▸ **Collected material**
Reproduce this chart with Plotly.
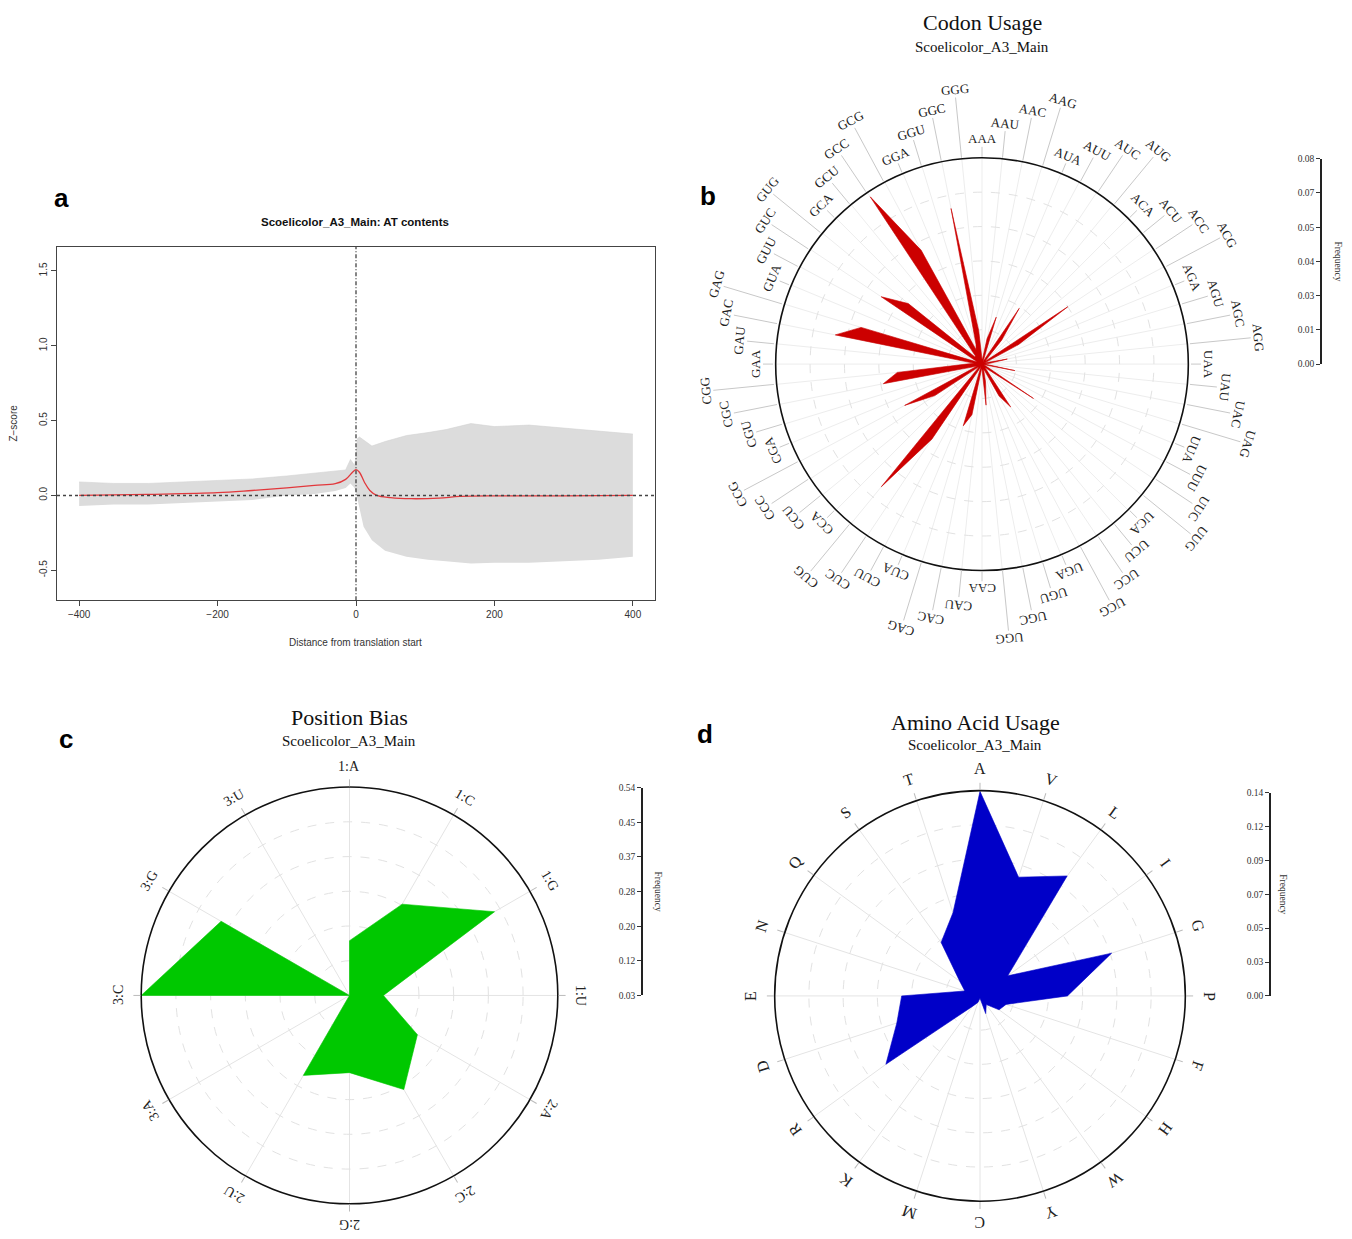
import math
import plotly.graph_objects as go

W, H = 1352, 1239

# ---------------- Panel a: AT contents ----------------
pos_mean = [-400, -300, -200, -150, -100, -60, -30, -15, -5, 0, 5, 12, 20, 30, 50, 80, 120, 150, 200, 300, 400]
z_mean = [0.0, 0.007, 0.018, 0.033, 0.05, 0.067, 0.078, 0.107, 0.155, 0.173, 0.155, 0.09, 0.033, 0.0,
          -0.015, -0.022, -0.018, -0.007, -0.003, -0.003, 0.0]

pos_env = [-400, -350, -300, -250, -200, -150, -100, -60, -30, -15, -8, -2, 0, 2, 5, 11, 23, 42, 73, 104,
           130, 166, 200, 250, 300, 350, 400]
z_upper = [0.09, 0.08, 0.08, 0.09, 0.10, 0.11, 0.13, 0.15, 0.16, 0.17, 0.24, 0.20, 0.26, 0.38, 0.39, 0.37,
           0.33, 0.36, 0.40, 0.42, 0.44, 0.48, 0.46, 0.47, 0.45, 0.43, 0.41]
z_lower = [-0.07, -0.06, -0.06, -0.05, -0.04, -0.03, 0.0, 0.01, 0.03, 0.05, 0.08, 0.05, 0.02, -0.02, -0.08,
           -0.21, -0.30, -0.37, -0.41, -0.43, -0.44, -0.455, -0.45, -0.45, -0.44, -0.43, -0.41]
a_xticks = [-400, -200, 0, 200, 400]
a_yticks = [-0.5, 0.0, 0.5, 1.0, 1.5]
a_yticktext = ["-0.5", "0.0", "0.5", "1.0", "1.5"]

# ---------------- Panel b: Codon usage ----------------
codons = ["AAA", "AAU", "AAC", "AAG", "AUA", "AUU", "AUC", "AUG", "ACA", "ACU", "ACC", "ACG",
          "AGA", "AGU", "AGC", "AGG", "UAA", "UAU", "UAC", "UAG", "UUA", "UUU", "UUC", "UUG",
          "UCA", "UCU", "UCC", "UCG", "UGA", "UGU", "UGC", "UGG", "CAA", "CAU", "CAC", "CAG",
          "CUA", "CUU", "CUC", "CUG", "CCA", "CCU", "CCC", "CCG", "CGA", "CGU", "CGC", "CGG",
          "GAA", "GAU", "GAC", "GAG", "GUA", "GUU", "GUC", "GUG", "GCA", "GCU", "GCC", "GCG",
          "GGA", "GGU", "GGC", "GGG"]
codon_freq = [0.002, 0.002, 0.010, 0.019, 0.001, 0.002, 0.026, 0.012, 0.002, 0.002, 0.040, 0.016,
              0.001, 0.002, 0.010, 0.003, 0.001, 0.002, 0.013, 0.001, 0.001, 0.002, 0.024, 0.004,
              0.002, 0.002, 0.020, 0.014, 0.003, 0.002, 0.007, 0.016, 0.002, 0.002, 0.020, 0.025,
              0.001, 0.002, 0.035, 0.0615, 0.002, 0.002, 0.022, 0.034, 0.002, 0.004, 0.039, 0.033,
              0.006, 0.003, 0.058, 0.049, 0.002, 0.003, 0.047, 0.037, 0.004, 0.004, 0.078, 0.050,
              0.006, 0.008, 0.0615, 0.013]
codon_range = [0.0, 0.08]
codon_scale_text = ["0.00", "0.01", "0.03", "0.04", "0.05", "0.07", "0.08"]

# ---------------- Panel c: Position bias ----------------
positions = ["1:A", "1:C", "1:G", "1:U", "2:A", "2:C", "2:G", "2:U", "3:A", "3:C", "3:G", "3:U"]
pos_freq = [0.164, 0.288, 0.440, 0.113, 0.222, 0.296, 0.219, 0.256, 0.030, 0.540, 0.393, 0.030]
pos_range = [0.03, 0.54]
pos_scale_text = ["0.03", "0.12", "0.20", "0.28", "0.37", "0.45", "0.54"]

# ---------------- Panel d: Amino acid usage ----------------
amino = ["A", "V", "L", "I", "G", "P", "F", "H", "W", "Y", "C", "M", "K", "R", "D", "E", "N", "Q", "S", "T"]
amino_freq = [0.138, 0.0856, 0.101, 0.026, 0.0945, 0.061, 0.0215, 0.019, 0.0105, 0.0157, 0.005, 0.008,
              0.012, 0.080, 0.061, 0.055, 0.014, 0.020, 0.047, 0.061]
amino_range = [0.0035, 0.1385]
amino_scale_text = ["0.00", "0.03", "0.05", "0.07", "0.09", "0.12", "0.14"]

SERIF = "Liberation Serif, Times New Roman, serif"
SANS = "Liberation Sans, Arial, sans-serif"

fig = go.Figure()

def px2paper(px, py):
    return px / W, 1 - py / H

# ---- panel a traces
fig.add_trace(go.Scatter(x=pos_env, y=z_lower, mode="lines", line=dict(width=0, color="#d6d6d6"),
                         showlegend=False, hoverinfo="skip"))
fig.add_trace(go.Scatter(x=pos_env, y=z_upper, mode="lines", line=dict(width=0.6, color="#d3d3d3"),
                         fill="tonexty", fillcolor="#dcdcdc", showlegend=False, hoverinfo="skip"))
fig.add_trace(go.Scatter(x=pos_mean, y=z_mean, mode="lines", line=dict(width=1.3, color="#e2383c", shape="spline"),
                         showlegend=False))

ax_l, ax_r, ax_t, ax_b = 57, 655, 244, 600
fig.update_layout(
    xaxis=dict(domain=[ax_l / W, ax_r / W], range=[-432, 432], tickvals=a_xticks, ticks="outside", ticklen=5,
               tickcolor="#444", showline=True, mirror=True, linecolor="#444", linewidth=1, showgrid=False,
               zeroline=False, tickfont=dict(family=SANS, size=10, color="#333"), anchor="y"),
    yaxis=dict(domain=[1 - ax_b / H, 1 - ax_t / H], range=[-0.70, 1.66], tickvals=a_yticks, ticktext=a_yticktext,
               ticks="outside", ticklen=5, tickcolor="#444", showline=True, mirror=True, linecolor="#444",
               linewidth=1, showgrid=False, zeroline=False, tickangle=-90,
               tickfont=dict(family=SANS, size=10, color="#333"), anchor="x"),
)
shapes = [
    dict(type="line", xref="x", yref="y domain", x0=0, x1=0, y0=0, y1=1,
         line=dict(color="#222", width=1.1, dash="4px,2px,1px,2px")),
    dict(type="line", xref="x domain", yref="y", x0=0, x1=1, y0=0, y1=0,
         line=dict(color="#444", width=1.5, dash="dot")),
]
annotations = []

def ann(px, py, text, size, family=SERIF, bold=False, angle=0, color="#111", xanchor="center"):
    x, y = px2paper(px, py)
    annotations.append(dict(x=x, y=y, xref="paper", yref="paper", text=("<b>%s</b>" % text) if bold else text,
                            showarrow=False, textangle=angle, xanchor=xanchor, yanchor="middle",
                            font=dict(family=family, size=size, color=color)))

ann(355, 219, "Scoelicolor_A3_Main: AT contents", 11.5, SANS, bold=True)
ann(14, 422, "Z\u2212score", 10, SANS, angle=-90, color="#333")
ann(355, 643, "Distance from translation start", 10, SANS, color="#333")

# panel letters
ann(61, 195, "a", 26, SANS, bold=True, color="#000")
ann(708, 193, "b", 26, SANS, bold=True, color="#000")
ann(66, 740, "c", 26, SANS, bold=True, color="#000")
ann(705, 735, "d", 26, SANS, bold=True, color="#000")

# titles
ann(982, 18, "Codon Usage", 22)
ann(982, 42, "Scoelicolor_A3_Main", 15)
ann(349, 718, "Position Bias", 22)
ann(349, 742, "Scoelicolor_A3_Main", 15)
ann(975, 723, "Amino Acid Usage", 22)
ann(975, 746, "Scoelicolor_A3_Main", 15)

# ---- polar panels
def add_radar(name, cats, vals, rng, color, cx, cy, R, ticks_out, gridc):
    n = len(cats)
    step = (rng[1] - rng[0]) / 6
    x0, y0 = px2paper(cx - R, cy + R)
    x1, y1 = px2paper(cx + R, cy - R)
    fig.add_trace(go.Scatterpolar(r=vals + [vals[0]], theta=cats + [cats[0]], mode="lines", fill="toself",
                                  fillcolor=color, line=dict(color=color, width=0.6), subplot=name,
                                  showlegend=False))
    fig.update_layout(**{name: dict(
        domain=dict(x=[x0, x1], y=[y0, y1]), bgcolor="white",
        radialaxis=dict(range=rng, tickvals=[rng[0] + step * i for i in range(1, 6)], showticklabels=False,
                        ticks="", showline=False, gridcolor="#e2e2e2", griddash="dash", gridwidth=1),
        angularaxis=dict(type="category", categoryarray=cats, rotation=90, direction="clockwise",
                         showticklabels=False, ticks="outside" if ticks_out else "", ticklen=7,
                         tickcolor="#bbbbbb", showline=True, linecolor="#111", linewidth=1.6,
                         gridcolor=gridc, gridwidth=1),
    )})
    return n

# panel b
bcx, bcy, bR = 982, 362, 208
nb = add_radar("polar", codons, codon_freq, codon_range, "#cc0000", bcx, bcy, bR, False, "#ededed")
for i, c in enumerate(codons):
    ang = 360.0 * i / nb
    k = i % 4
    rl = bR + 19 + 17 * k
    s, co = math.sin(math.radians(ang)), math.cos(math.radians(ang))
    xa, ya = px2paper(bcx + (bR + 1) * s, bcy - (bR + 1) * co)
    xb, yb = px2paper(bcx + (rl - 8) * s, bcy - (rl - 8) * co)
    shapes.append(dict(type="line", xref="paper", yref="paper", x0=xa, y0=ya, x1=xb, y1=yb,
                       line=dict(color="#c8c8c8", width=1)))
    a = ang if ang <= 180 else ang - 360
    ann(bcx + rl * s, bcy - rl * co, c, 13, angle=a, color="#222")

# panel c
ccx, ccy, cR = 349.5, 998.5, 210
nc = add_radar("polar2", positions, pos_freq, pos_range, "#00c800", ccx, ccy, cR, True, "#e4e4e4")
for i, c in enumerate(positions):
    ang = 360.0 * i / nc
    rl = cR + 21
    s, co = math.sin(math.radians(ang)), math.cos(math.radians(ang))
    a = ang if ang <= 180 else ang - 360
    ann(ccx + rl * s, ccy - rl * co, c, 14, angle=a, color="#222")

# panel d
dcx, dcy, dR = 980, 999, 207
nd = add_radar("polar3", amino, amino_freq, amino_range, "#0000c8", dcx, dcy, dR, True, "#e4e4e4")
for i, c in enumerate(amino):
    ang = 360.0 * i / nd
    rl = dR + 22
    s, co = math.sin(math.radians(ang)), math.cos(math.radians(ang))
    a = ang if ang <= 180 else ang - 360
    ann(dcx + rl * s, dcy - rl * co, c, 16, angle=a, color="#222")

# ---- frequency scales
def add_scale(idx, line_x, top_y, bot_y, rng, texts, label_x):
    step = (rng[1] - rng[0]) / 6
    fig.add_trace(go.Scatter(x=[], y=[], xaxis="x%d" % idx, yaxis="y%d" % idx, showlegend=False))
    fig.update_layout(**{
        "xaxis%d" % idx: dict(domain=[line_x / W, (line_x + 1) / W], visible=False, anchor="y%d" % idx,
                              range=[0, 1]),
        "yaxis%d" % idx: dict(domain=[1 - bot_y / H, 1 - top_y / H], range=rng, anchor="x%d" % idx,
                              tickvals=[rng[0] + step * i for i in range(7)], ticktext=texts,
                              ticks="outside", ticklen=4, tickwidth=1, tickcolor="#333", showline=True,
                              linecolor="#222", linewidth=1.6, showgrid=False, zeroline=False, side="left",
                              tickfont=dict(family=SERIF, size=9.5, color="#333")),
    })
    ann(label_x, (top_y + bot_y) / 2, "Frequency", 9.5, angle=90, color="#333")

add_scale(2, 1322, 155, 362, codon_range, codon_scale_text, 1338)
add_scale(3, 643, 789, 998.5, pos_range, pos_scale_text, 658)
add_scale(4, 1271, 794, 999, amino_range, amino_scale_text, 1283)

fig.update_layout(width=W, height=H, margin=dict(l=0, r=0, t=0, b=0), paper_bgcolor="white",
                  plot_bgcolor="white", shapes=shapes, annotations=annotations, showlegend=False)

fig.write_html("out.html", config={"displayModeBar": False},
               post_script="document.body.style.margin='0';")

▸ **Required task**
Leave out the pictures and repeat the lines from the start of the material through the line with "-0.015, -0.022, -0.018, -0.007, -0.003, -0.003, 0.0]", inclusive.

▸ **Result of the task**
Reproduce this chart with Plotly.
import math
import plotly.graph_objects as go

W, H = 1352, 1239

# ---------------- Panel a: AT contents ----------------
pos_mean = [-400, -300, -200, -150, -100, -60, -30, -15, -5, 0, 5, 12, 20, 30, 50, 80, 120, 150, 200, 300, 400]
z_mean = [0.0, 0.007, 0.018, 0.033, 0.05, 0.067, 0.078, 0.107, 0.155, 0.173, 0.155, 0.09, 0.033, 0.0,
          -0.015, -0.022, -0.018, -0.007, -0.003, -0.003, 0.0]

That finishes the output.